Par un arrêt du 25 mai dernier, la Cour de cassation apporte d’importantes précisions concernant les conditions d’application du Pacte Dutreil prévu à l’article 787 B du CGI (Cass. com., 25 mai 2022, n° 19-25.513).
Pour une mise à jour de cet article voir l’article « Condition liée à l’activité pour le bénéfice de l’abattement Dutreil »
Tout d’abord, elle rappelle que les sociétés holding animatrices sont assimilées à des sociétés opérationnelles en raison de la nature même de leur activité (en ce sens déjà : Cass. com., 14 oct. 2020, n° 18-17.955 ; CE, 23 janv. 2020, n° 435562). Cette assimilation ne résulte pas d’une simple tolérance administrative, comme le laissent penser les commentaires de l’administration fiscale au Bofip (BOI-ENR-DMTG-10-20-40-10-20211221, n° 55).
Elle reprend ensuite la présomption qu’elle avait précédemment posée pour l’appréciation du caractère prépondérant de l’activité d’animation de groupe d’une société. Ainsi, elle confirme que le caractère principal de l’activité d’animation d’une société holding doit être retenu notamment lorsque la valeur vénale, au jour du fait générateur de l’imposition, des titres de ses filiales opérationnelles représente plus de la moitié de son actif total (en ce sens déjà : Cass. com., 14 oct. 2020, n° 18-17.955).

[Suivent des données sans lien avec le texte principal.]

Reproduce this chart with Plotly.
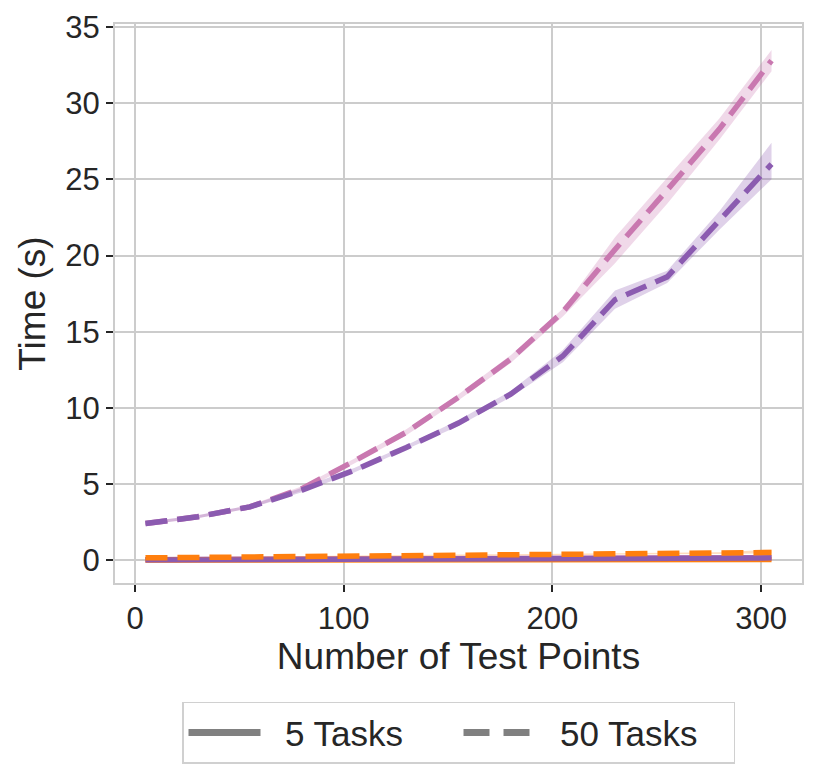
import plotly.graph_objects as go

# test points
x = [5, 30, 55, 80, 105, 130, 155, 180, 205, 230, 255, 280, 305]

# 50 tasks, pink method
pink50 = [2.4, 2.85, 3.5, 4.7, 6.5, 8.4, 10.7, 13.2, 16.3, 20.4, 24.3, 28.3, 32.8]
pink50_lo = [2.3, 2.75, 3.4, 4.55, 6.35, 8.2, 10.5, 12.95, 16.0, 19.5, 23.4, 27.6, 32.1]
pink50_hi = [2.5, 2.95, 3.6, 4.85, 6.65, 8.6, 10.9, 13.45, 16.5, 21.2, 25.1, 29.0, 33.5]

# 50 tasks, purple method
purp50 = [2.4, 2.85, 3.5, 4.6, 5.9, 7.4, 9.0, 10.9, 13.4, 17.1, 18.6, 22.3, 26.0]
purp50_lo = [2.3, 2.75, 3.4, 4.45, 5.75, 7.25, 8.8, 10.7, 13.0, 16.5, 18.2, 21.7, 25.0]
purp50_hi = [2.5, 2.95, 3.6, 4.75, 6.05, 7.55, 9.2, 11.1, 13.8, 17.7, 19.0, 22.9, 27.4]

# 50 tasks, orange method
orng50 = [0.15, 0.18, 0.2, 0.22, 0.25, 0.27, 0.3, 0.33, 0.36, 0.39, 0.42, 0.46, 0.5]
orng50_lo = [0.12, 0.15, 0.17, 0.19, 0.22, 0.24, 0.27, 0.3, 0.32, 0.35, 0.38, 0.41, 0.44]
orng50_hi = [0.18, 0.21, 0.23, 0.25, 0.28, 0.3, 0.33, 0.36, 0.4, 0.43, 0.46, 0.52, 0.7]

# 5 tasks
pink5 = [0.03, 0.04, 0.05, 0.06, 0.07, 0.08, 0.09, 0.1, 0.11, 0.12, 0.13, 0.14, 0.16]
purp5 = [0.02, 0.03, 0.04, 0.05, 0.06, 0.07, 0.08, 0.09, 0.1, 0.11, 0.12, 0.13, 0.15]
orng5 = [0.01, 0.01, 0.02, 0.02, 0.02, 0.03, 0.03, 0.03, 0.04, 0.04, 0.04, 0.05, 0.05]

PINK = "#c978b0"
PURPLE = "#8b5bb0"
ORANGE = "#ff7f0e"
DASH = "22px,10px"

def rgba(hexc, a):
    h = hexc.lstrip("#")
    r, g, b = int(h[0:2], 16), int(h[2:4], 16), int(h[4:6], 16)
    return f"rgba({r},{g},{b},{a})"

fig = go.Figure()

def band(lo, hi, color):
    fig.add_trace(go.Scatter(x=x, y=lo, mode="lines", line=dict(width=0),
                             showlegend=False, hoverinfo="skip"))
    fig.add_trace(go.Scatter(x=x, y=hi, mode="lines", line=dict(width=0),
                             fill="tonexty", fillcolor=rgba(color, 0.28),
                             showlegend=False, hoverinfo="skip"))

def line(y, color, dash):
    fig.add_trace(go.Scatter(x=x, y=y, mode="lines",
                             line=dict(color=color, width=5.5, dash=dash),
                             showlegend=False))

line(pink5, PINK, "solid")
line(orng5, ORANGE, "solid")
line(purp5, PURPLE, "solid")
band(pink50_lo, pink50_hi, PINK)
line(pink50, PINK, DASH)
band(orng50_lo, orng50_hi, ORANGE)
line(orng50, ORANGE, DASH)
band(purp50_lo, purp50_hi, PURPLE)
line(purp50, PURPLE, DASH)

# legend entries
fig.add_trace(go.Scatter(x=[None], y=[None], mode="lines", name="\u00a0\u00a05 Tasks",
                         line=dict(color="#808080", width=7)))
fig.add_trace(go.Scatter(x=[None], y=[None], mode="lines", name="\u00a0\u00a050 Tasks",
                         line=dict(color="#808080", width=7, dash="26px,14px")))

font = "Arial, Liberation Sans, sans-serif"
axis_common = dict(
    showgrid=True, gridcolor="#cccccc", gridwidth=2,
    showline=True, linecolor="#cccccc", linewidth=2, mirror=True,
    ticks="outside", ticklen=7, tickwidth=2, tickcolor="#262626",
    tickfont=dict(size=31, color="#262626", family=font),
    zeroline=False, automargin=False,
)

fig.update_layout(
    width=822, height=770,
    margin=dict(l=107, r=28, t=16, b=195),
    plot_bgcolor="white", paper_bgcolor="white",
    font=dict(family=font, color="#262626"),
    xaxis=dict(axis_common, range=[-9.6, 319.6], tickvals=[0, 100, 200, 300],
               title=dict(text="Number of Test Points", font=dict(size=37), standoff=2)),
    yaxis=dict(axis_common, range=[-1.5, 35.2], tickvals=[0, 5, 10, 15, 20, 25, 30, 35],
               title=dict(text="Time (s)", font=dict(size=37), standoff=8)),
    legend=dict(orientation="h", x=0.5, xanchor="center", y=-0.268, yanchor="middle",
                bordercolor="#d0d0d0", borderwidth=1.5, font=dict(size=35),
                traceorder="normal", itemwidth=72, entrywidth=188),
)

fig.write_html("out.html")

L’administration avait, dans un premier temps, repris intégralement cette présomption dans ses commentaires soumis à consultation publique (BOI-ENR-DMTG-10-20-40-10-20210406, n° 55), mais avait finalement supprimé la précision quant à la date d’appréciation de la prépondérance de l’activité d’animation (à savoir au jour du fait générateur de l’imposition) dans ses commentaires définitifs (BOI-ENR-DMTG-10-20-40-10-20211221, n° 55). Nous avions alors souligné que l’intention de l’administration était d’imposer que les conditions d’activité d’animation et de prépondérance de cette activité soient vérifiées pendant toute la durée des engagements collectif (ou unilatéral) et individuel (voir notamment l’article « Les nouveaux commentaires de l’administration fiscale sur le régime d’exonération Dutreil ».
Cette thèse de l’administration fiscale avait d’ailleurs été déjà accueillie par la Cour d’appel de Rennes (CA Rennes, 1re ch., 8 oct. 2019, n° 17/08339), laquelle avait considéré que la perte par la société de sa fonction d’animatrice de groupe avant l’expiration du délai légal de conservation des parts rendait la transmission de ces parts inéligibles à l’exonération partielle, faute de satisfaire aux conditions légales.
Mais, et c’est là le point important de cette décision, pour la Cour de cassation, en statuant ainsi, la Cour d’appel, qui a ajouté à la loi une condition qu’elle ne comporte pas, a violé l’article 787 B du CGI.
Ainsi, pour la Haute juridiction, dans le silence de la loi, la condition d’activité prévue par l’article 787 B du CGI doit seulement s’apprécier au jour du fait générateur de l’imposition, à savoir au moment de la transmission des titres par donation ou succession, et n’a pas nécessairement à être respectée pendant toute la durée des engagements collectif (ou unilatéral) et individuel de conservation.
Si cet arrêt est de nature à sécuriser les transmissions opérées sous Pacte Dutreil, il faut toutefois se garder, selon nous, d’un trop grand optimisme.
En effet, il est probable que l’administration fiscale se tourne vers le législateur afin de modifier la loi sur ce point lors de la prochaine loi de finances (Pour une mise à jour de cet article voir l’article « Condition liée à l’activité pour le bénéfice de l’abattement Dutreil »). Par ailleurs, l’administration fiscale tentera vraisemblablement de se tourner vers l’abus de droit fiscal pour remettre en cause la transmission des titres d’une société qui abandonnerait trop vite son activité opérationnelle ou d’animation.